The company confirmed in a blog post that the leak was due to a flaw in its “contact importer” that has been previously reported and already patched by the company. “We believe the data in question was scraped from people’s Facebook profiles by malicious actors using our contact importer prior to September 2019,” according to a post by Mike Clark, Facebook’s product management director. “This feature was designed to help people easily find their friends to connect with on our services using their contact lists.”

Clark called the leak “another example of the ongoing, adversarial relationship technology companies have with fraudsters who intentionally break platform policies to scrape internet services” in his post and said that the company is confident that the issue that allowed for the data scraping “no longer exists.”

This isn’t the first time that Facebook has leaked their user’s data. In the Cambridge Analytica data scandal of 2018, the personal data of millions of users were obtained without their consent by a British consulting firm called Cambridge Analytica to be used for political advertising. Facebook vowed to eliminate mass data-scraping after this incident came to light but this scandal precedes a vulnerability of the platform that was discovered in 2019 which allowed the phone numbers of millions of users to be scraped from Facebook servers before the vulnerability was patched in August later that year.

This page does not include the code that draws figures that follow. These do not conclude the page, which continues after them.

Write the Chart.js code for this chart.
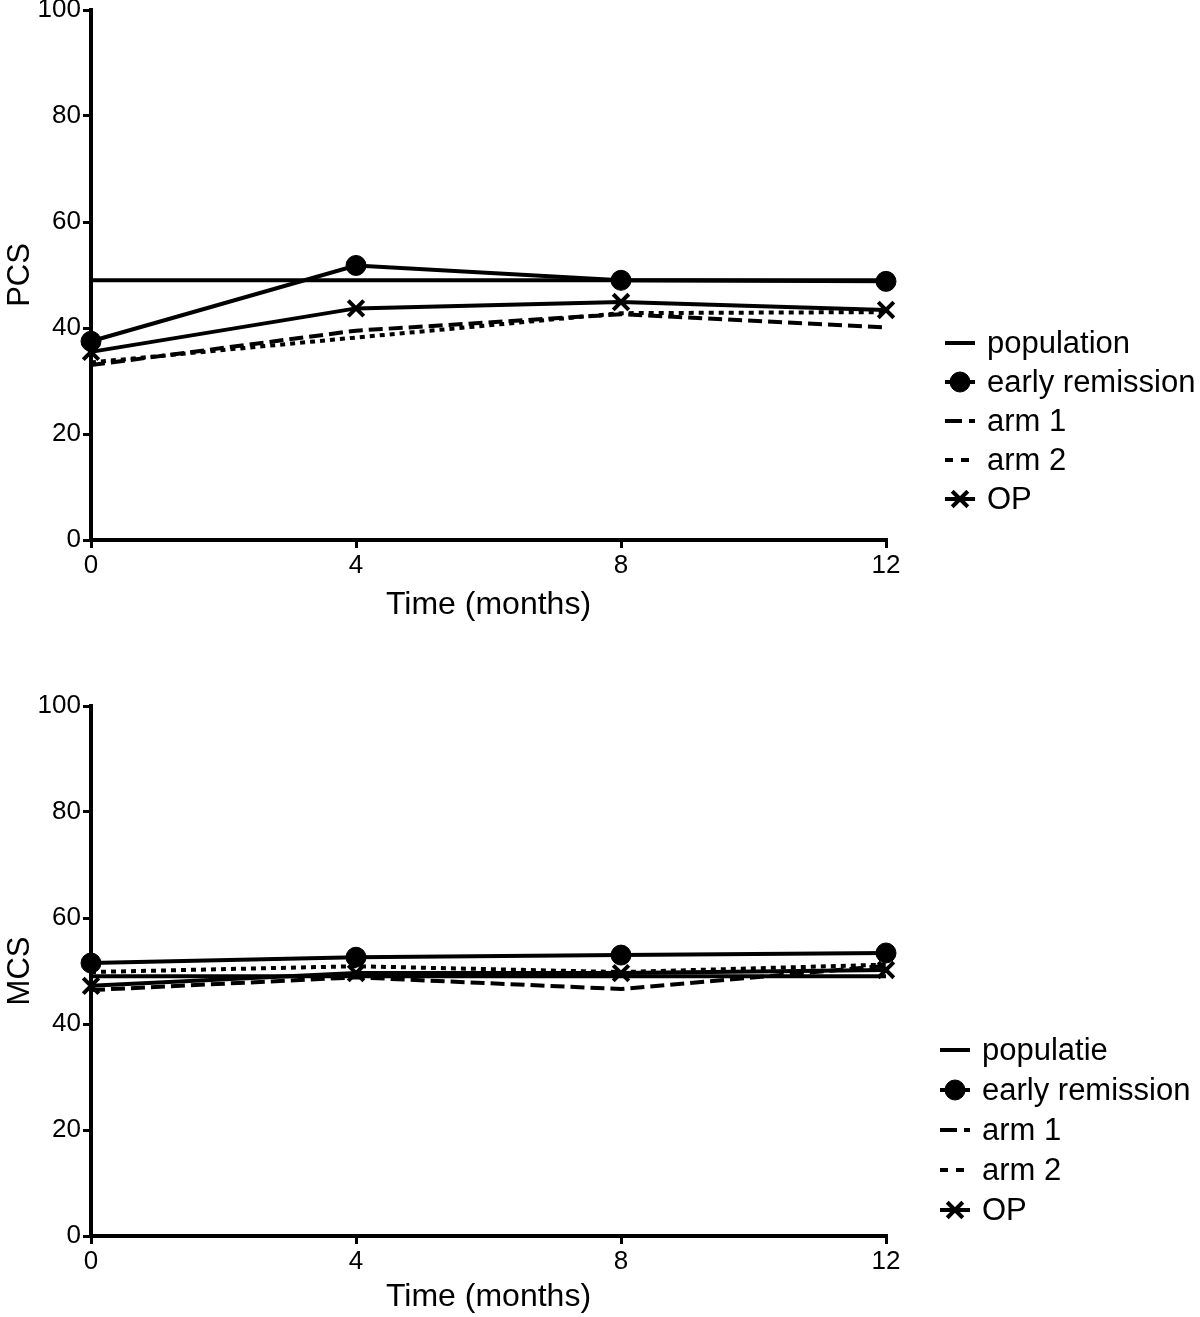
<!DOCTYPE html>
<html>
<head>
<meta charset="utf-8">
<script src="https://cdn.jsdelivr.net/npm/chart.js@4/dist/chart.umd.min.js"></script>
<style>
  html, body { margin: 0; padding: 0; background: #fff; }
  #wrap { width: 1200px; height: 1317px; position: relative; }
  #topBox { position: absolute; left: 0; top: 0; width: 1200px; height: 625px; }
  #botBox { position: absolute; left: 0; top: 625px; width: 1200px; height: 692px; }
</style>
</head>
<body>
<div id="wrap">
  <div id="topBox"><canvas id="pcsChart"></canvas></div>
  <div id="botBox"><canvas id="mcsChart"></canvas></div>
</div>
<script>
// time points (months)
const months = [0, 4, 8, 12];
const yTicks = [0, 20, 40, 60, 80, 100];

// PCS panel
const pcsPopulation = [49, 49, 49, 49];
const pcsEarly = [37.5, 51.8, 49, 48.8];
const pcsArm1 = [33, 39.5, 42.6, 40.1];
const pcsArm2 = [33.5, 38.2, 42.8, 43];
const pcsOP = [35.5, 43.7, 44.9, 43.4];
const pcsLabels = ["population", "early remission", "arm 1", "arm 2", "OP"];

// MCS panel
const mcsPopulation = [49, 49, 49, 49];
const mcsEarly = [51.5, 52.6, 53, 53.4];
const mcsArm1 = [46.4, 48.8, 46.6, 51];
const mcsArm2 = [49.8, 50.9, 49.8, 51.2];
const mcsOP = [47.2, 49.6, 49.6, 50.2];
const mcsLabels = ["populatie", "early remission", "arm 1", "arm 2", "OP"];

const FONT = "'Liberation Sans', Arial, sans-serif";

// Draw the legend on the right, line sample + marker like the original
const sideLegend = {
  id: "sideLegend",
  afterDraw(chart, args, opts) {
    const ctx = chart.ctx;
    ctx.save();
    ctx.font = "31px " + FONT;
    ctx.textBaseline = "middle";
    chart.data.datasets.forEach((ds, i) => {
      const y = opts.y + i * opts.gap;
      const x0 = opts.x, x1 = opts.x + 30;
      ctx.strokeStyle = "#000";
      ctx.fillStyle = "#000";
      ctx.lineWidth = ds.borderWidth;
      ctx.setLineDash(ds.legendDash || []);
      ctx.beginPath();
      ctx.moveTo(x0, y);
      ctx.lineTo(x1, y);
      ctx.stroke();
      ctx.setLineDash([]);
      if (ds.pointRadius > 0) {
        ctx.lineWidth = ds.pointBorderWidth;
        Chart.helpers.drawPoint(ctx, {
          pointStyle: ds.pointStyle,
          radius: ds.pointRadius,
          rotation: 0,
          borderWidth: ds.pointBorderWidth
        }, (x0 + x1) / 2, y);
      }
      ctx.fillText(ds.label, x1 + 12, y + 1);
    });
    ctx.restore();
  }
};

function makeDatasets(labels, pop, early, arm1, arm2, op) {
  const base = { borderColor: "#000", backgroundColor: "#000", borderWidth: 4,
                 tension: 0, clip: false, pointBorderColor: "#000", pointBackgroundColor: "#000" };
  const toXY = arr => months.map((m, i) => ({ x: m, y: arr[i] }));
  return [
    Object.assign({}, base, { label: labels[0], data: toXY(pop), pointRadius: 0 }),
    Object.assign({}, base, { label: labels[1], data: toXY(early), pointStyle: "circle",
                              pointRadius: 10, pointBorderWidth: 1 }),
    Object.assign({}, base, { label: labels[2], data: toXY(arm1), borderDash: [14, 6],
                              legendDash: [17, 7], pointRadius: 0 }),
    Object.assign({}, base, { label: labels[3], data: toXY(arm2), borderDash: [5, 5],
                              legendDash: [8, 8], pointRadius: 0 }),
    Object.assign({}, base, { label: labels[4], data: toXY(op), pointStyle: "crossRot",
                              pointRadius: 11, pointBorderWidth: 4 })
  ];
}

function makeChart(id, yTitle, datasets, padTop, xAxisH, legendPos) {
  new Chart(document.getElementById(id), {
    type: "line",
    data: { datasets },
    options: {
      responsive: true,
      maintainAspectRatio: false,
      animation: false,
      layout: { autoPadding: false, padding: { top: padTop, right: 314, left: 0, bottom: 0 } },
      plugins: { legend: { display: false }, tooltip: { enabled: false }, sideLegend: legendPos },
      scales: {
        x: {
          type: "linear", min: 0, max: 12,
          afterBuildTicks: s => { s.ticks = months.map(v => ({ value: v })); },
          afterFit: s => { s.height = xAxisH; s.paddingRight = 0; s.paddingLeft = 0; },
          grid: { drawOnChartArea: false, drawTicks: true, tickLength: 8, color: "#000", lineWidth: 3 },
          border: { color: "#000", width: 4 },
          ticks: { color: "#000", font: { family: FONT, size: 26 }, padding: 2, maxRotation: 0 },
          title: { display: true, text: "Time (months)", color: "#000",
                   font: { family: FONT, size: 32 }, padding: { top: 0, bottom: 1 } }
        },
        y: {
          min: 0, max: 100,
          afterBuildTicks: s => { s.ticks = yTicks.map(v => ({ value: v })); },
          afterFit: s => { s.width = 91; s.paddingTop = 0; s.paddingBottom = 0; },
          grid: { drawOnChartArea: false, drawTicks: true, tickLength: 8, color: "#000", lineWidth: 3 },
          border: { color: "#000", width: 4 },
          ticks: { color: "#000", font: { family: FONT, size: 26 }, padding: 2 },
          title: { display: true, text: yTitle, color: "#000",
                   font: { family: FONT, size: 31 }, padding: { top: 2, bottom: 4 } }
        }
      }
    },
    plugins: [sideLegend]
  });
}

makeChart("pcsChart", "PCS",
  makeDatasets(pcsLabels, pcsPopulation, pcsEarly, pcsArm1, pcsArm2, pcsOP),
  10, 85, { x: 945, y: 343, gap: 39 });

makeChart("mcsChart", "MCS",
  makeDatasets(mcsLabels, mcsPopulation, mcsEarly, mcsArm1, mcsArm2, mcsOP),
  81, 81, { x: 940, y: 1050 - 625, gap: 40 });
</script>
</body>
</html>
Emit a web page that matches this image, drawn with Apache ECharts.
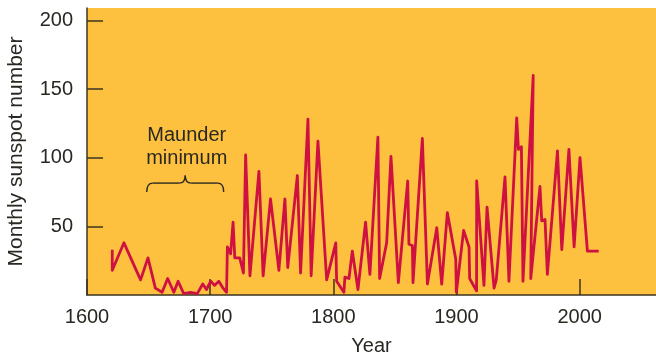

If this doesn’t concern you enough then Facebook Inc has decided not to notify the more than 500 million users affected by the latest data leak. So if you are reading this then you might be a part of the small group of people who are aware of the risks associated with sharing your personal data with big tech companies that can choose to use your data as they wish without ever letting you know. Mark Zuckerberg had his phone number exposed in the data scandal and it was revealed that he uses Signal — A messaging service that is considered a safer alternative to Facebook’s messaging platform Whatsapp which is also its biggest competitor. If the CEO of Facebook does not trust his own platforms with his data then there is no reason why any user else should.

Could the Facebook data leak have been prevented?

You could prevent your data from being leaked by using secure platforms such as Signal or Telegram that don’t store your sensitive data but that won’t solve the problem at its roots. The answer to this problem is decentralization. Only when your data is moved away from the data centres of centralized cloud service providers such as Amazon Azure, Google Cloud and Microsoft Azure where your sensitive data is vulnerable is when you will have complete control over your data. In blockchain-based decentralized cloud storage such as StorX, the files are split into encrypted fragments and stored across multiple storage nodes across the world instead of just one data centre. This prevents a third party from unethically accessing your data and manipulating it for their own profit motives. It is open-source, 100% trustless, faster and more secure compared to traditional cloud services that are used by popular platforms such as Facebook-owned Instagram and Whatsapp and at much more affordable prices.

It is still in an early phase but as the popularity of decentralized platforms such as decentralized social media, cloud and browser among many others keeps increasing, it is no doubt that a decentralized web where no one owns a large share of the internet or data without authorization is our future.